Review of Books of Blood (2020), Inspired by the Dark Imagination of Clive Barker

2 min read

Hulu's Books of Blood adapts Clive Barker's anthology with mixed results. The wraparound story works, but the segments vary wildly in quality. Worth watching for Barker fans, skippable for everyone else.

Review of Books of Blood (2020), Inspired by the Dark Imagination of Clive Barker

Hulu's Books of Blood is three loosely connected stories based on Clive Barker's anthology. The wraparound works. The segments are uneven. If you're a Barker completist, you'll watch it anyway. If you're not, this probably isn't the film that'll convert you.

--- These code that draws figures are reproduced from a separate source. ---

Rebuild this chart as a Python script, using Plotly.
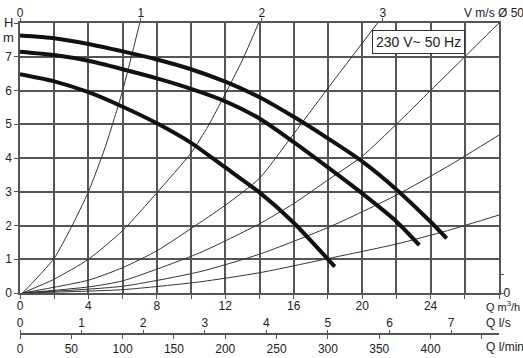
import plotly.graph_objects as go

# ---------------- data ----------------
# pump curves: Q [m3/h], H [m]
q_top = [0, 2, 4, 6, 8, 10, 12, 14, 16, 18, 20, 22, 24, 24.94]
h_top = [7.63, 7.55, 7.38, 7.16, 6.92, 6.63, 6.26, 5.80, 5.22, 4.58, 3.90, 3.07, 2.11, 1.62]

q_mid = [0, 2, 4, 6, 8, 10, 12, 14, 16, 18, 20, 22, 23.34]
h_mid = [7.15, 7.05, 6.88, 6.63, 6.36, 6.05, 5.68, 5.17, 4.47, 3.72, 2.95, 2.12, 1.42]

q_low = [0, 2, 4, 6, 8, 10, 12, 14, 16, 18.4]
h_low = [6.48, 6.27, 5.95, 5.52, 5.03, 4.45, 3.72, 2.98, 2.08, 0.78]

# system (resistance) curves
q_s1 = [0.15, 1, 2, 3, 4, 5, 6, 7.0]
h_s1 = [0, 0.45, 1.03, 1.95, 3.0, 4.35, 6.0, 8.0]

q_s2 = [0.15, 2, 4, 6, 8, 10, 11, 12, 13, 13.95]
h_s2 = [0, 0.41, 1.0, 1.85, 2.97, 4.15, 4.95, 5.9, 6.9, 8.0]

q_s3 = [0.15, 4, 6, 8, 10.5, 12, 14, 15.8, 17.9, 19.4, 20.9]
h_s3 = [0, 0.38, 0.75, 1.25, 2.08, 2.6, 3.4, 4.58, 6.0, 7.0, 8.0]

q_s4 = [0.15, 4, 6, 10.5, 14, 16, 18, 20, 22, 24, 26, 28]
h_s4 = [0, 0.18, 0.36, 1.19, 2.05, 2.65, 3.35, 4.05, 5.0, 6.0, 7.0, 8.0]

q_s5 = [0.15, 6, 10.5, 14, 18.1, 22, 25, 28]
h_s5 = [0, 0.2, 0.63, 1.15, 1.96, 2.9, 3.75, 4.68]

q_s6 = [0.15, 6, 10.5, 14, 18.1, 22, 25, 28]
h_s6 = [0, 0.1, 0.33, 0.6, 1.03, 1.45, 1.85, 2.31]

# axes
q_m3h_max = 28
h_max = 8
x_ticks = list(range(0, 29, 2))
x_ticklabels = [str(v) if (v % 4 == 0 and v <= 24) else "" for v in x_ticks]
y_ticks = list(range(0, 9))
y_ticklabels = [str(v) for v in range(0, 8)] + [""]
v_ticks = [0, 1, 2, 3]                      # m/s, DN50
ls_ticks = [0, 1, 2, 3, 4, 5, 6, 7]         # l/s
lmin_ticks = list(range(0, 451, 50))        # l/min
lmin_labels = [str(v) if v <= 400 else "" for v in lmin_ticks]
right_ticks = [0, 0.56]
right_labels = ["0", ""]

# unit conversions (axis ranges)
pipe_area = 3.14159265 * 0.025 ** 2         # m2, Ø50
v_max = q_m3h_max / 3600 / pipe_area        # m/s
ls_max = q_m3h_max / 3.6                    # l/s
lmin_max = q_m3h_max * 1000 / 60            # l/min

# ---------------- figure ----------------
W, H = 523, 358
ML, MR, MT, MB = 20, 24, 23, 5
PL, PR, PT, PB = ML, W - MR, MT, H - MB


def px(xp):
    return (xp - PL) / (PR - PL)


def py(yp):
    return (PB - yp) / (PB - PT)


FONT = "Liberation Sans, Arial, sans-serif"
GRID = "#555555"
TXT = "#222222"

fig = go.Figure()

thin = dict(color="#333333", width=1)
for qs, hs in [(q_s1, h_s1), (q_s2, h_s2), (q_s3, h_s3),
               (q_s4, h_s4), (q_s5, h_s5), (q_s6, h_s6)]:
    fig.add_trace(go.Scatter(x=qs, y=hs, mode="lines", line=dict(shape="spline", smoothing=0.6, **thin),
                             hoverinfo="skip", showlegend=False))

thick = dict(color="#111111", width=4)
for qs, hs in [(q_top, h_top), (q_mid, h_mid), (q_low, h_low)]:
    fig.add_trace(go.Scatter(x=qs, y=hs, mode="lines", line=dict(shape="spline", smoothing=0.6, **thick),
                             hoverinfo="skip", showlegend=False))

# invisible anchors so the secondary axes are drawn
for xa, ya in [("x2", "y"), ("x", "y2"), ("x3", "y"), ("x4", "y")]:
    fig.add_trace(go.Scatter(x=[0], y=[0], xaxis=xa, yaxis=ya, mode="markers",
                             marker=dict(opacity=0), hoverinfo="skip", showlegend=False))

axis_font = dict(family=FONT, size=12, color=TXT)
line_pos = py(334)
common = dict(automargin=False, zeroline=False, ticks="outside", ticklen=4,
              tickcolor=GRID, tickwidth=1.2, tickfont=axis_font)

fig.update_layout(
    width=W, height=H,
    margin=dict(l=ML, r=MR, t=MT, b=MB, autoexpand=False),
    paper_bgcolor="white", plot_bgcolor="white",
    font=axis_font,
    xaxis=dict(range=[0, q_m3h_max], tickvals=x_ticks, ticktext=x_ticklabels,
               showgrid=True, gridcolor=GRID, gridwidth=1.5,
               showline=True, linecolor=GRID, linewidth=1.5, mirror=True,
               ticklabelstandoff=-3,
               domain=[0, 1], anchor="y", **common),
    yaxis=dict(range=[0, h_max], tickvals=y_ticks, ticktext=y_ticklabels,
               showgrid=True, gridcolor=GRID, gridwidth=1.5,
               showline=True, linecolor=GRID, linewidth=1.5, mirror=True,
               domain=[py(293), 1], anchor="x", **common),
    xaxis2=dict(range=[0, v_max], overlaying="x", side="top", anchor="y",
                tickvals=v_ticks, ticktext=[str(v) for v in v_ticks],
                ticklabelstandoff=-4,
                showgrid=False, showline=False, **common),
    yaxis2=dict(range=[0, h_max], overlaying="y", side="right", anchor="x",
                tickvals=right_ticks, ticktext=right_labels,
                ticklabelstandoff=-3,
                showgrid=False, showline=False, **common),
    xaxis3=dict(range=[0, ls_max], overlaying="x", side="top", anchor="free", position=line_pos,
                tickvals=ls_ticks, ticktext=[str(v) for v in ls_ticks],
                ticklabelstandoff=-2,
                showgrid=False, showline=False, **common),
    xaxis4=dict(range=[0, lmin_max], overlaying="x", side="bottom", anchor="free", position=line_pos,
                tickvals=lmin_ticks, ticktext=lmin_labels,
                showgrid=False, showline=True, linecolor=GRID, linewidth=1.5, **common),
)

ann = [
    dict(text="H", x=px(8), y=py(22), font=dict(family=FONT, size=13, color=TXT)),
    dict(text="m", x=px(8), y=py(38), font=dict(family=FONT, size=13, color=TXT)),
    dict(text="V m/s Ø 50", x=px(462), y=py(13), xanchor="left",
         font=dict(family=FONT, size=12, color=TXT)),
    dict(text="Q m<sup>3</sup>/h", x=px(484), y=py(306), xanchor="left",
         font=dict(family=FONT, size=11, color=TXT)),
    dict(text="Q l/s", x=px(484), y=py(323), xanchor="left",
         font=dict(family=FONT, size=12, color=TXT)),
    dict(text="Q l/min", x=px(484), y=py(347), xanchor="left",
         font=dict(family=FONT, size=12, color=TXT)),
    dict(text="230 V~ 50 Hz", x=px(418), y=py(42), bgcolor="white",
         bordercolor="#333333", borderwidth=1, borderpad=3,
         font=dict(family=FONT, size=14, color=TXT)),
]
for a in ann:
    a.setdefault("xanchor", "center")
    a.update(xref="paper", yref="paper", yanchor="middle", showarrow=False)
fig.update_layout(annotations=ann)

fig.write_html("out.html", config={"displayModeBar": False},
               post_script="document.body.style.margin='0';document.body.style.overflow='hidden';")
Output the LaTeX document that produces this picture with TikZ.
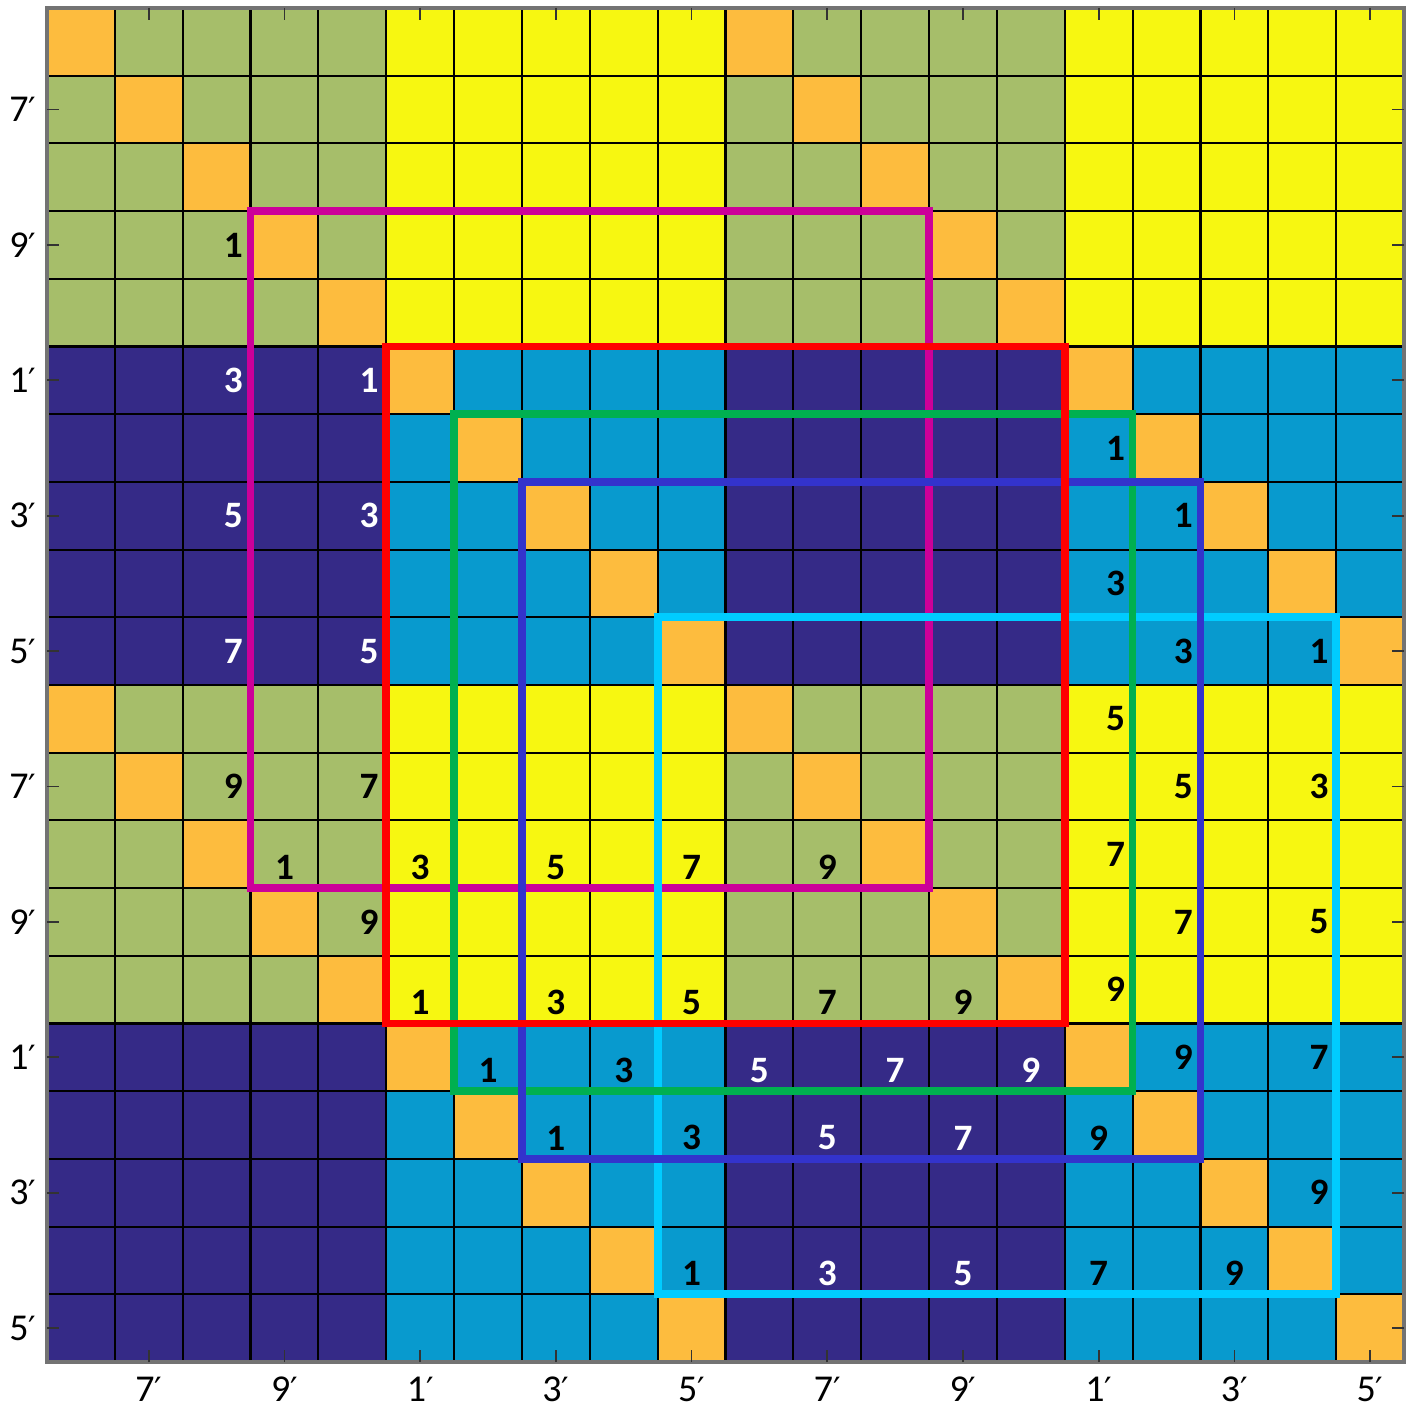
\documentclass[tikz,border=0pt]{standalone}
\usepackage{fontspec}
\setmainfont{Carlito}
\newfontfamily\primefont{DejaVu Sans}
\usetikzlibrary{calc}
\definecolor{gdOlive}{RGB}{166,190,106}
\definecolor{gdYellow}{RGB}{247,247,17}
\definecolor{gdNavy}{RGB}{53,42,135}
\definecolor{gdBlue}{RGB}{8,154,206}
\definecolor{gdOrange}{RGB}{253,188,62}
\definecolor{bxMagenta}{RGB}{204,0,153}
\definecolor{bxRed}{RGB}{255,0,0}
\definecolor{bxGreen}{RGB}{0,176,80}
\definecolor{bxBlue}{RGB}{51,51,204}
\definecolor{bxCyan}{RGB}{0,204,255}
% white ink on navy cells, black elsewhere
\newcommand{\cellink}[2]{%
  \pgfmathtruncatemacro\isnavy{and(mod(floor(#2/5),2)==1,mod(floor(#1/5),2)==0)}%
  \ifnum\isnavy=1 \def\lblink{white}\else\def\lblink{black}\fi}
\newcommand{\prm}{{\primefont\fontsize{9.5}{11}\selectfont ′}}

\begin{document}
\begin{tikzpicture}[font=\fontsize{10.8}{13}\selectfont,
  gridline/.style={draw=black,line width=0.6pt},
  frame/.style={draw=black!55,line width=0.9pt},
  tickmark/.style={draw=black!80,line width=0.5pt},
  box/.style={line width=2.2pt,line join=miter},
  num/.style={font=\fontsize{10.6}{13}\selectfont\bfseries,inner sep=0pt},
  axlbl/.style={inner sep=0pt}]
\useasboundingbox (0,0) rectangle (14.14,-14.06);

\begin{scope}[xshift=0.47cm,yshift=-0.08cm,x=0.6785cm,y=-0.677cm]
% ===== 5x5 blocks =====
\foreach \br in {0,...,3}
  \foreach \bc in {0,...,3}{
    \pgfmathtruncatemacro\rb{mod(\br,2)}
    \pgfmathtruncatemacro\cb{mod(\bc,2)}
    \ifnum\rb=0
      \ifnum\cb=0 \def\blk{gdOlive}\else\def\blk{gdYellow}\fi
    \else
      \ifnum\cb=0 \def\blk{gdNavy}\else\def\blk{gdBlue}\fi
    \fi
    \fill[fill=\blk] (5*\bc,5*\br) rectangle ++(5,5);
  }

% ===== diagonal cells =====
\foreach \r in {0,...,19}{
  \pgfmathtruncatemacro\dc{mod(\r,10)}
  \fill[gdOrange] (\dc,\r) rectangle ++(1,1);
  \fill[gdOrange] (\dc+10,\r) rectangle ++(1,1);
}

% ===== grid, frame and ticks =====
\foreach \k in {0,...,20}{
  \draw[gridline] (\k,0) -- (\k,20);
  \draw[gridline] (0,\k) -- (20,\k);
}
\draw[frame] (0,0) rectangle (20,20);
\foreach \k in {1,3,...,19}{
  \draw[tickmark] (\k+.5,0) -- ++(0,-0.12cm);
  \draw[tickmark] (\k+.5,20) -- ++(0,0.12cm);
  \draw[tickmark] (0,\k+.5) -- ++(0.12cm,0);
  \draw[tickmark] (20,\k+.5) -- ++(-0.12cm,0);
}

% ===== axis labels =====
\foreach \k/\t in {1/7,3/9,5/1,7/3,9/5,11/7,13/9,15/1,17/3,19/5}{
  \node[axlbl,anchor=east,xshift=-0.1cm] (yl\k) at (0,\k+.5) {\t\prm};
  \node[axlbl,anchor=north,yshift=-0.14cm] (xl\k) at (\k+.5,20) {\t\prm};
}

% ===== boxes and their numbers =====
\foreach \bx/\a/\xb/\clr in {mg/3/3/bxMagenta,cy/9/19/bxCyan,gn/6/16/bxGreen,
                              bl/7/17/bxBlue,rd/5/5/bxRed}{
  \draw[box,\clr] (\a,\a) rectangle ++(10,10);
  \foreach \n [count=\i from 0] in {1,3,5,7,9}{
    \pgfmathtruncatemacro\rc{\a+2*\i}
    \pgfmathtruncatemacro\sc{\xb-1}
    \pgfmathtruncatemacro\lr{\a+9}
    \cellink{\sc}{\rc}
    \node[num,text=\lblink,anchor=east,xshift=-0.07cm] (\bx-s\n) at (\xb,\rc+.5) {\n};
    \cellink{\rc}{\lr}
    \node[num,text=\lblink,anchor=south,yshift=0.08cm] (\bx-b\n) at (\rc+.5,\a+10) {\n};
  }
}
\end{scope}
\end{tikzpicture}
\end{document}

The main thread follows Jenna, a young woman with mental health issues who ends up at a bed-and-breakfast run by a couple who seem too friendly. The film keeps you guessing whether what she's experiencing is real or a breakdown. This ambiguity is the best thing about it. Horror works better when you can't trust the protagonist's perception, and the movie commits to that uncertainty longer than I expected.

I appreciate that the film doesn't rely on jump scares. The dread comes from small details: a door that shouldn't be open, a conversation that trails off wrong, the hosts' smiles lasting a beat too long. It's closer to slow-burn horror than the slasher stuff Barker adaptations sometimes become.

But here's the problem: the other segments don't hold up as well. One feels rushed, another feels like it belongs in a different movie entirely. Anthology horror lives or dies by its weakest story, and Books of Blood has some weak stories. The connective tissue between them is thinner than it should be.

What does work is the atmosphere. The film looks good. It sounds creepy. The performances in the main storyline are committed enough to sell the premise. When Books of Blood is working, it captures something essential about Barker's writing: the sense that ordinary places can become nightmares, that evil doesn't announce itself.

The original Books of Blood stories are some of my favorite horror fiction. They're visceral but thoughtful, grotesque but human. This adaptation captures maybe half of that. The half it gets right is worth watching. The half it misses makes you wish they'd just done a straight adaptation of one story instead of trying to stitch three together.

If you liked the 2022 Hellraiser remake, this shares some DNA: slick production, genuine respect for Barker's ideas, but missing some of the raw weirdness that made the source material stick. Worth a watch on a rainy night if you've already burned through the obvious horror options.